Pelosi says she’ll send articles of impeachment to Senate ‘soon’
Speaker Nancy Pelosi (D-Calif.) on Thursday said she would likely send articles of impeachment to the Senate soon despite winning no concessions from Republicans on allowing witnesses to testify during a trial on the House’s charges against President Trump.
Though she refused to budge on her previous demands, Pelosi signaled that the next phase of impeachment may be imminent.
“I’m not holding them indefinitely,” Pelosi said during a press briefing in the Capitol, referring to the two articles passed by the House in December over Trump’s dealings with Ukraine. “I’ll send them over when I’m ready, and that will probably be soon.”
Pelosi reiterated her position that she wants more details on the parameters of an impeachment trial from Senate Majority Leader Mitch McConnell (R-Ky.) before sending over the articles.
“We need to see the arena in which we are sending our managers. Is that too much to ask?” Pelosi said.
She later clarified, “It doesn’t mean we have to agree to the rules, or we have to like the rules. We just want to know what they are.”
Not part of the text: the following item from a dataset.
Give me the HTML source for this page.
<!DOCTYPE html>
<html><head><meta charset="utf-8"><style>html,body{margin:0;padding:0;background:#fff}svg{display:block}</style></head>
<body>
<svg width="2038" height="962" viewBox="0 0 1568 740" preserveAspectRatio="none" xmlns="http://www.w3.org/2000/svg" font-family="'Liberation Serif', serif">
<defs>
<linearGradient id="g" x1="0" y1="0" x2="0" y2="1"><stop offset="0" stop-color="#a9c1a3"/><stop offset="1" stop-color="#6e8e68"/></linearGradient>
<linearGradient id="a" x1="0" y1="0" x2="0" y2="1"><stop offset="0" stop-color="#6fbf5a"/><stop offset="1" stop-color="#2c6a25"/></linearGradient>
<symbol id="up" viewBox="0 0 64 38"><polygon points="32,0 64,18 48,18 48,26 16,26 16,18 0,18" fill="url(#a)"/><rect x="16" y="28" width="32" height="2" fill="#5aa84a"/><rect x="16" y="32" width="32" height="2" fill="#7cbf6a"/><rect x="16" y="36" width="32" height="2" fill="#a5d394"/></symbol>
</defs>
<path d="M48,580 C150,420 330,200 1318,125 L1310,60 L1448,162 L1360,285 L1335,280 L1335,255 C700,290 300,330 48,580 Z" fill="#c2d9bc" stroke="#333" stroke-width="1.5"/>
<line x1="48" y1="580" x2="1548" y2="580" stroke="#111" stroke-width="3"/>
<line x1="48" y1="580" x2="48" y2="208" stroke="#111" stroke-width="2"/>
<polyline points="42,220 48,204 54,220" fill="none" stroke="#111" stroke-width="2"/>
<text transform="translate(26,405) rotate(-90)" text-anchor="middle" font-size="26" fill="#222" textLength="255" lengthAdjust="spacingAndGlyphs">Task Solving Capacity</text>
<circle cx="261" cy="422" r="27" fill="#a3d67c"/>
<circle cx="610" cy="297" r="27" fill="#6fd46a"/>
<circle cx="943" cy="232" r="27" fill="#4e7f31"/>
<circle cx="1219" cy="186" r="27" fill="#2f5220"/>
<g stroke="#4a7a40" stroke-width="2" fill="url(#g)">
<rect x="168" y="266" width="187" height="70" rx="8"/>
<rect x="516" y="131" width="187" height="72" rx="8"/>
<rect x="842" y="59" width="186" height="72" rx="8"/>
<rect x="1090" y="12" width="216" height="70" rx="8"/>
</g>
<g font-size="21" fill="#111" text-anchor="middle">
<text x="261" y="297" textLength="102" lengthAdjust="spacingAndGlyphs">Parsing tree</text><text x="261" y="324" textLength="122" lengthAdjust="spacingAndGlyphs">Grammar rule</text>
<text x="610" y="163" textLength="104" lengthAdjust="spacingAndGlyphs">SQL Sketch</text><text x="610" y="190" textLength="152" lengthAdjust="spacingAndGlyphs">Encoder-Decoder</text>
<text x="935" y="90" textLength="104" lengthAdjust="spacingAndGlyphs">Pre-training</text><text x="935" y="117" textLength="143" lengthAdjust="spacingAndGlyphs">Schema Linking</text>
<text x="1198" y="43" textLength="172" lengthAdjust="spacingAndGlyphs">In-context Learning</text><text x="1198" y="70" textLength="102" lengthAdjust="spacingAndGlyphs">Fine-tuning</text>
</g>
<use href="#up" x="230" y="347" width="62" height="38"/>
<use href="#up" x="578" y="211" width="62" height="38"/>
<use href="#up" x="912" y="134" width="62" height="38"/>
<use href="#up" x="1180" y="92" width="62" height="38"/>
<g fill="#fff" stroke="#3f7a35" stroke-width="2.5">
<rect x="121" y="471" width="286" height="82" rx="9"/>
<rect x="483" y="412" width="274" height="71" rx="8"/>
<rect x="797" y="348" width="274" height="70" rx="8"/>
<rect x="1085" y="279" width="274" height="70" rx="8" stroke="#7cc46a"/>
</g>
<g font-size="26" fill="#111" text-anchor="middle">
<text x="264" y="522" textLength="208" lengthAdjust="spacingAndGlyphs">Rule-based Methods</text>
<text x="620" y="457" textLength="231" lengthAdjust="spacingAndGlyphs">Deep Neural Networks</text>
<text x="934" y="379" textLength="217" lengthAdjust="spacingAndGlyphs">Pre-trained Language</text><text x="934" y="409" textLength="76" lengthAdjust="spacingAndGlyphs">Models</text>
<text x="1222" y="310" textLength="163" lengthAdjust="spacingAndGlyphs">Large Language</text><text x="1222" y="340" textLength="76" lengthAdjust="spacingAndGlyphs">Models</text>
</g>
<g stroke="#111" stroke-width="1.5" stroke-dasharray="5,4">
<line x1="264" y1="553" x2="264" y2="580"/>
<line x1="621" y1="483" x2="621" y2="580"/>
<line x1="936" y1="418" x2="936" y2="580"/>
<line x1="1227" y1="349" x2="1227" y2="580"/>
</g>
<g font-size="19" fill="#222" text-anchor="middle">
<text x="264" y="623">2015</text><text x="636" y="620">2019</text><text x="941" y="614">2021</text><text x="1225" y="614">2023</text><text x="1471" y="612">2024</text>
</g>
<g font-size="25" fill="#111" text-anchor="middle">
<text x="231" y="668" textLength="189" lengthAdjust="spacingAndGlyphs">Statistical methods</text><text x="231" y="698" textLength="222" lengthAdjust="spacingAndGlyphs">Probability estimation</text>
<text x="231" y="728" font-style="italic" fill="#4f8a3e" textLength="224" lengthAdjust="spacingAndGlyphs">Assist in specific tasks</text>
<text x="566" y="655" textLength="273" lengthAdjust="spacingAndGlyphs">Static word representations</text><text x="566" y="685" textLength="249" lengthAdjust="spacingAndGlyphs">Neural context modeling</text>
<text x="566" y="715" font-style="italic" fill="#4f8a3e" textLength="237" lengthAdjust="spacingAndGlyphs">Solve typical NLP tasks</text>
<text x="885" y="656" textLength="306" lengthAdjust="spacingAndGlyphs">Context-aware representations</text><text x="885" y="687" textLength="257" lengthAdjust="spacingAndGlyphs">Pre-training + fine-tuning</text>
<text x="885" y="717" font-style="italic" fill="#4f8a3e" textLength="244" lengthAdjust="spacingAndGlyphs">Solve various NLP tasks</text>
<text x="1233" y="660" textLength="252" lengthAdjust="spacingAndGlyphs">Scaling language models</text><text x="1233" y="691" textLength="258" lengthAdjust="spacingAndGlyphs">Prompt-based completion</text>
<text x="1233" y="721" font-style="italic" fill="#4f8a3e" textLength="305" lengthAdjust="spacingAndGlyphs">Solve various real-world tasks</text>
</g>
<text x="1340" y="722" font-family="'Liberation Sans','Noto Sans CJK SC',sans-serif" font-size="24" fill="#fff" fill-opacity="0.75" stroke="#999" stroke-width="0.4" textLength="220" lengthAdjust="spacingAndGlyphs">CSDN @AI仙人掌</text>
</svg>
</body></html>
A trial in the Senate cannot begin until Pelosi sends the articles of impeachment — passed by the House on Dec. 18 charging Trump with abuse of power and obstruction of Congress — across the Capitol. In a surprise move last month, she declined to name impeachment managers or send the articles to the Senate following House passage.
Earlier Thursday, McConnell said that the Senate would move to other legislative activities next week if Pelosi doesn’t send over the articles soon.
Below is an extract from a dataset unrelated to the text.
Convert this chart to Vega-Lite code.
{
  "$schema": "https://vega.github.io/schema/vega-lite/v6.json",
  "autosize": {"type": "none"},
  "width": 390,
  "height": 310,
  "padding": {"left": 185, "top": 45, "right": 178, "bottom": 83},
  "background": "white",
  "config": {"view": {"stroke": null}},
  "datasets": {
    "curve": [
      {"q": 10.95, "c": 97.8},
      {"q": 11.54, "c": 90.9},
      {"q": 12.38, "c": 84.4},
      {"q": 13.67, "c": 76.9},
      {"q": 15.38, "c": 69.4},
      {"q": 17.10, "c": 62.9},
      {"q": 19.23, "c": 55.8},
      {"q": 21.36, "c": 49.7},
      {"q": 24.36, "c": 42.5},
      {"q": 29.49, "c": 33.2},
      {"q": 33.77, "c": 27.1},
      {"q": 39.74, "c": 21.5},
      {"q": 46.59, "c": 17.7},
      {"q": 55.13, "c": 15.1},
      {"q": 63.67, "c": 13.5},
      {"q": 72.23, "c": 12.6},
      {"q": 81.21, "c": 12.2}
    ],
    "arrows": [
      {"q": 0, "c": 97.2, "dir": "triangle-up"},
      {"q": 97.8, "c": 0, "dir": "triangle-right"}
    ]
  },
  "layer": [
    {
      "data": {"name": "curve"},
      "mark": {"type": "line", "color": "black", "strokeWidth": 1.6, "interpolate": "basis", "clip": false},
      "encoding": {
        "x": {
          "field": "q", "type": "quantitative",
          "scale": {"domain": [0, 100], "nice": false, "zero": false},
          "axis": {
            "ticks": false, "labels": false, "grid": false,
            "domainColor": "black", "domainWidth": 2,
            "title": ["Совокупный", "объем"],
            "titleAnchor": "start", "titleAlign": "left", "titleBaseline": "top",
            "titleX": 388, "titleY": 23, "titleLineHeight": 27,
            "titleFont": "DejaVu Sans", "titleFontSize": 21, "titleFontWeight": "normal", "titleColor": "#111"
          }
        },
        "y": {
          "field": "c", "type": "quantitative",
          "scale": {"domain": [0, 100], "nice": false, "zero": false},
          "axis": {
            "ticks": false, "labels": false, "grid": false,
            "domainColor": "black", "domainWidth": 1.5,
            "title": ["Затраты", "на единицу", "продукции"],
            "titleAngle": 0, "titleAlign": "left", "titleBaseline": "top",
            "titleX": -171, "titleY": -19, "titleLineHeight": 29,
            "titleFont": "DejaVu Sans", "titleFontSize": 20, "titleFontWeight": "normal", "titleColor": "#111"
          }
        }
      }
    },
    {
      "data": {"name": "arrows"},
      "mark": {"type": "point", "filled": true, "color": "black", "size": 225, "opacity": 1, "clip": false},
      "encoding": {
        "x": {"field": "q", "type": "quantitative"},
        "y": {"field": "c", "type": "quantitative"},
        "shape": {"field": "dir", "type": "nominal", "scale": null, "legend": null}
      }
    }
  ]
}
“If the Speaker continues to refuse to take her own accusations to trial, the Senate will move forward next week with the business of our people,” McConnell said from the Senate floor. “We will operate on the assumption that House Democrats are too embarrassed to ever move forward.”
Pelosi dismissed those barbs, and all but asked McConnell to take up separate legislation amid the impasse over impeachment. She singled out a bipartisan trade deal with Canada and Mexico, passed by the House last month, as legislation the Senate could take up in the meantime.
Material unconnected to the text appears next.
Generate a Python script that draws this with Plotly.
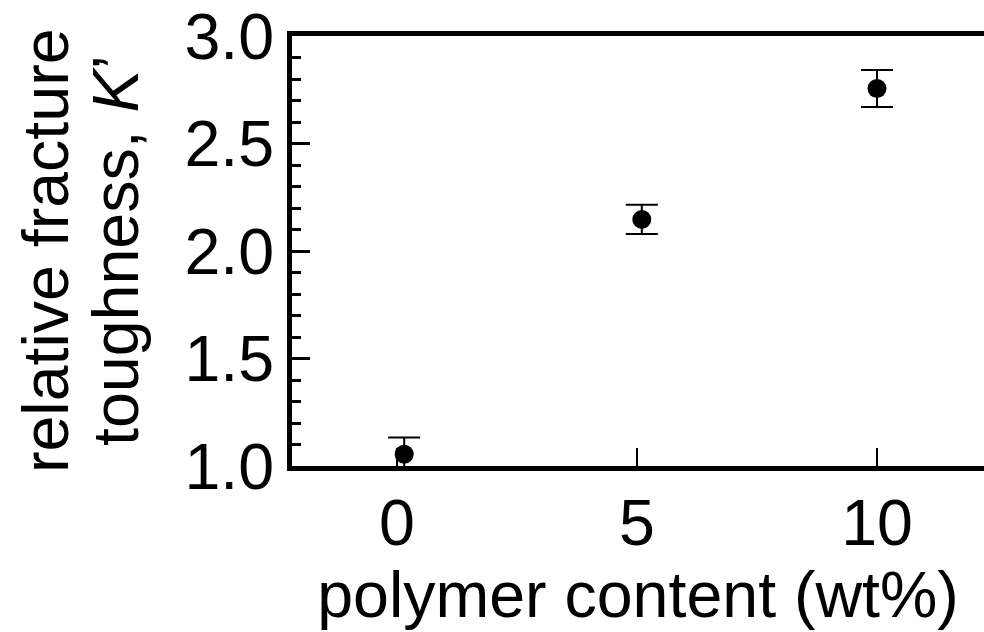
import plotly.graph_objects as go

# ---- data ----
polymer_wt = [0.15, 5.1, 10.0]
toughness = [1.055, 2.147, 2.756]
toughness_err = [0.078, 0.068, 0.086]
x_tick_vals = [0, 5, 10]
x_tick_text = ["0", "5", "10"]
y_tick_vals = [1.0, 1.5, 2.0, 2.5, 3.0]
y_tick_text = ["1.0", "1.5", "2.0", "2.5", "3.0"]
x_title = "polymer content (wt%)"
y_title_lines = ["relative fracture", "toughness, <i>K</i>’"]

# ---- layout geometry ----
W, H = 984, 632
L, R, T, B = 292, 0, 36, 166
plot_w = W - L - R
x_zero_px = 397.0
px_per_unit = 48.0
x_range = [(L - x_zero_px) / px_per_unit, (W - R - x_zero_px) / px_per_unit]

FONT = "Liberation Sans, Arial, Helvetica, sans-serif"
FS = 64.5

fig = go.Figure()
fig.add_trace(go.Scatter(
    x=polymer_wt, y=toughness, mode="markers",
    marker=dict(size=19, color="black"),
    error_y=dict(type="data", array=toughness_err, visible=True,
                 color="black", thickness=2, width=16),
    showlegend=False,
))

def px_to_paper_x(px):
    return (px - L) / plot_w

annots = []
for text, px in zip(y_title_lines, [46, 116]):
    annots.append(dict(
        text=text, xref="paper", yref="paper",
        x=px_to_paper_x(px), y=0.5, xanchor="center", yanchor="middle",
        textangle=-90, showarrow=False,
        font=dict(family=FONT, size=FS, color="black"),
    ))

fig.update_layout(
    width=W, height=H,
    margin=dict(l=L, r=R, t=T, b=B, pad=0),
    paper_bgcolor="white", plot_bgcolor="white",
    font=dict(family=FONT, size=FS, color="black"),
    annotations=annots,
    xaxis=dict(
        range=x_range, tickmode="array", tickvals=x_tick_vals, ticktext=x_tick_text,
        ticks="inside", ticklen=18, tickwidth=2, tickcolor="black",
        showline=True, linewidth=5, linecolor="black", mirror=True,
        showgrid=False, zeroline=False, ticklabelstandoff=-3,
        title=dict(text=x_title, standoff=5, font=dict(family=FONT, size=FS)),
        tickfont=dict(family=FONT, size=FS),
    ),
    yaxis=dict(
        range=[1, 3], tickmode="array", tickvals=y_tick_vals, ticktext=y_tick_text,
        ticks="inside", ticklen=18, tickwidth=2.5, tickcolor="black",
        minor=dict(tickmode="linear", tick0=1, dtick=0.1, ticks="inside",
                   ticklen=8.5, tickwidth=2.5, tickcolor="black", showgrid=False),
        showline=True, linewidth=5, linecolor="black", mirror=False,
        showgrid=False, zeroline=False,
        tickfont=dict(family=FONT, size=FS),
    ),
)

fig.write_html("out.html")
“He said, ‘If you don’t send them over, I’m going to pass the Mexico-U.S.-Canada trade agreement,’” she said. “OK!”
Behind McConnell, Senate Republicans have said they’re simply proceeding according to the rules set under the impeachment of President Clinton in the late 1990s.
Pelosi and Democrats have rejected that argument, noting that investigators in Clinton’s case had access to all the witnesses they wanted to hear from, three of whom subsequently testified before the Senate. They’re also pointing out that, 20 years ago, party leaders in the Senate had united to craft the rules governing the process, which passed 100 to 0 on the floor. The rules surrounding Trump’s trial, by contrast, appear destined to pass with no Democratic support.
“It’s exactly not like Clinton, in that he won’t do a bipartisan agreement on how to proceed,” Pelosi said. “That’s very important.”
Pelosi denied that Democrats don’t want to make their case in a Senate trial.
“We are ready. We are proud of our defense of the Constitution of the United States. We are concerned that the senators will not be able to live up to the oath that they must take to have an impartial trial,” Pelosi said.
“So much for that,” Pelosi added.
McConnell has remained adamant that any decisions about witnesses would come later in a Senate trial instead of at the outset. So far he has declined to meet Pelosi’s demand that he publish the resolution outlining the rules for an impeachment trial.
Earlier this week, McConnell said that he had the votes in his GOP conference to start an impeachment trial without needing any support from Democrats.
“A majority of this body has said definitively that we are not ceding our constitutional authority to the partisan designs of the Speaker. We will not let the House extend its precedent-breaking spree over here to our chamber,” McConnell said Thursday.
Pelosi’s insistence comes as some Democrats are starting to get antsy.
Several Senate Democrats have said that it’s time for Pelosi to send over the articles of impeachment, including vulnerable Sens. Joe Manchin (W.Va.) and Jon Tester (Mont.), as well as the Speaker’s home-state senator, Dianne Feinstein (Calif.).
And on Thursday morning, a top House committee chairman said on CNN’s “New Day” that he believed it is “time to send the impeachment articles to the Senate.”
But Rep. Adam Smith (D-Wash.), who chairs the House Armed Services Committee, ultimately backtracked just under three hours later and said he “misspoke.”
“I do believe we should do everything we can to force the Senate to have a fair trial. If the Speaker believes that holding on to the articles for a longer time will help force a fair trial in the Senate, then I wholeheartedly support that decision,” Smith tweeted.